■ **GOAL**
Working from the top of the listing below, retype each line through the line containing "const ctx = canvas.getContext('2d');", both included, with no pictures.

■ **DATA PROVIDED**
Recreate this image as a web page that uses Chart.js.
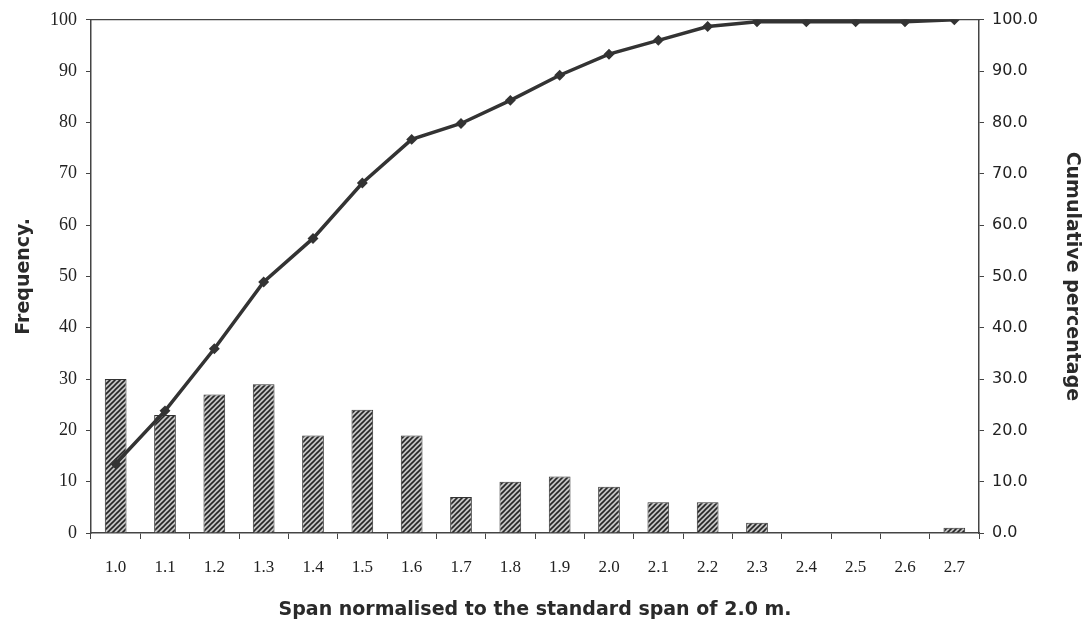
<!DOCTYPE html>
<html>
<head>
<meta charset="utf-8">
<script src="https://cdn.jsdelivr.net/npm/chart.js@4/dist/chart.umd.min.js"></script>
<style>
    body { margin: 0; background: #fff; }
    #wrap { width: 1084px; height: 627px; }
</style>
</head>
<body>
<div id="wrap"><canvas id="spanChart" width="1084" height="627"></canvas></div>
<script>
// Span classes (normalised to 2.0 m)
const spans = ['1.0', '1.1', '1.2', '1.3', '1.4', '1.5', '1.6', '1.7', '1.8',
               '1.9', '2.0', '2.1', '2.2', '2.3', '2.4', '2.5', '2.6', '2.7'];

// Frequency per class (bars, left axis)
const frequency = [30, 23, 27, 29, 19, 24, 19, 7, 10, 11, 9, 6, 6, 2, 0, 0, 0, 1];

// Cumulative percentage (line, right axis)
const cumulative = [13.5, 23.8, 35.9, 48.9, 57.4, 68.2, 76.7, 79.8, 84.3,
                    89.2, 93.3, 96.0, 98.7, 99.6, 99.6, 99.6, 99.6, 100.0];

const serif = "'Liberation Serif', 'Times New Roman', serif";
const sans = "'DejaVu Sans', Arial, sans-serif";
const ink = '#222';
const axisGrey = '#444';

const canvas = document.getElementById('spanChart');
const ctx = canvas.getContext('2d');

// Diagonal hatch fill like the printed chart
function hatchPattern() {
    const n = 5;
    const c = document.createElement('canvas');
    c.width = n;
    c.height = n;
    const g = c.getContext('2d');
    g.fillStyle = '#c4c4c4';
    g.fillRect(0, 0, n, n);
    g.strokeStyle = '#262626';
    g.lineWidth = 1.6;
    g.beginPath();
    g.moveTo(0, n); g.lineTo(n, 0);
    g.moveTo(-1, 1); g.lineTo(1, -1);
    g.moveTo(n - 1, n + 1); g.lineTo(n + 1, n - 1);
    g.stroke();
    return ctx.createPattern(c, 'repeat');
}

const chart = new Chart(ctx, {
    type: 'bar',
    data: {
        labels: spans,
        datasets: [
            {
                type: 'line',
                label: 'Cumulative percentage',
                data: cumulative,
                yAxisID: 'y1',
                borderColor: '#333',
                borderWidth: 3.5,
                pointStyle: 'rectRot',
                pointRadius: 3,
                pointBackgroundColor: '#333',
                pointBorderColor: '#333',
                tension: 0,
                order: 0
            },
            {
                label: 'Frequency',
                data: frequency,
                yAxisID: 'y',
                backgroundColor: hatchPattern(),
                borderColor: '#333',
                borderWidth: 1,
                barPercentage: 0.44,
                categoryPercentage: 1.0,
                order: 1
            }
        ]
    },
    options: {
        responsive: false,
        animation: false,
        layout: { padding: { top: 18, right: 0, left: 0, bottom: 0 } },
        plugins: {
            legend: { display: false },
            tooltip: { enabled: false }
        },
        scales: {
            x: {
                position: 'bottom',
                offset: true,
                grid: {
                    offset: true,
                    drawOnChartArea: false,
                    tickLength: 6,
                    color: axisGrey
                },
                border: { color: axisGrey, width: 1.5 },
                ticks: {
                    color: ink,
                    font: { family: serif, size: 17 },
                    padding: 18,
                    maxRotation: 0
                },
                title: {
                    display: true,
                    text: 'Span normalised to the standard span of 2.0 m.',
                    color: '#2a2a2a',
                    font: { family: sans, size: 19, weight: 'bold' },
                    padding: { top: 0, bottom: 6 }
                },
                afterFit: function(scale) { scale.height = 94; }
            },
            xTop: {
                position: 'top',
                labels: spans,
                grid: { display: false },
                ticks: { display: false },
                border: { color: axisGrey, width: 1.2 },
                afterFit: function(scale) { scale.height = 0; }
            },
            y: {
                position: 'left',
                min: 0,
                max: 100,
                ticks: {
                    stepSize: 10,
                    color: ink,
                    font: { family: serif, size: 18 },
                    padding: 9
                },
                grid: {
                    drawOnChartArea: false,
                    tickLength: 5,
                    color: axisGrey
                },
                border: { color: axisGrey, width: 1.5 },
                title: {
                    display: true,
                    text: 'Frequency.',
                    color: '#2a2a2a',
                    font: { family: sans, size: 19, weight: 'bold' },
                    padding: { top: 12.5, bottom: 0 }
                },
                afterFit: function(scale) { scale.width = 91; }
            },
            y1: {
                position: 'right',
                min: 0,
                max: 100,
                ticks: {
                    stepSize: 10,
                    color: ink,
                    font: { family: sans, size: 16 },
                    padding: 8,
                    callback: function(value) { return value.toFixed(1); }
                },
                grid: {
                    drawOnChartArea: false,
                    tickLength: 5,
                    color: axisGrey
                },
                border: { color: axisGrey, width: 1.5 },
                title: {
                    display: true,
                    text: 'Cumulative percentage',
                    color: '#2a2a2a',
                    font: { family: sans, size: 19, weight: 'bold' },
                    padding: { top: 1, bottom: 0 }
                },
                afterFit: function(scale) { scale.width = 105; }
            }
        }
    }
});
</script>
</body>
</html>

■ **ANSWER IN FULL**
Recreate this image as a web page that uses Chart.js.
<!DOCTYPE html>
<html>
<head>
<meta charset="utf-8">
<script src="https://cdn.jsdelivr.net/npm/chart.js@4/dist/chart.umd.min.js"></script>
<style>
    body { margin: 0; background: #fff; }
    #wrap { width: 1084px; height: 627px; }
</style>
</head>
<body>
<div id="wrap"><canvas id="spanChart" width="1084" height="627"></canvas></div>
<script>
// Span classes (normalised to 2.0 m)
const spans = ['1.0', '1.1', '1.2', '1.3', '1.4', '1.5', '1.6', '1.7', '1.8',
               '1.9', '2.0', '2.1', '2.2', '2.3', '2.4', '2.5', '2.6', '2.7'];

// Frequency per class (bars, left axis)
const frequency = [30, 23, 27, 29, 19, 24, 19, 7, 10, 11, 9, 6, 6, 2, 0, 0, 0, 1];

// Cumulative percentage (line, right axis)
const cumulative = [13.5, 23.8, 35.9, 48.9, 57.4, 68.2, 76.7, 79.8, 84.3,
                    89.2, 93.3, 96.0, 98.7, 99.6, 99.6, 99.6, 99.6, 100.0];

const serif = "'Liberation Serif', 'Times New Roman', serif";
const sans = "'DejaVu Sans', Arial, sans-serif";
const ink = '#222';
const axisGrey = '#444';

const canvas = document.getElementById('spanChart');
const ctx = canvas.getContext('2d');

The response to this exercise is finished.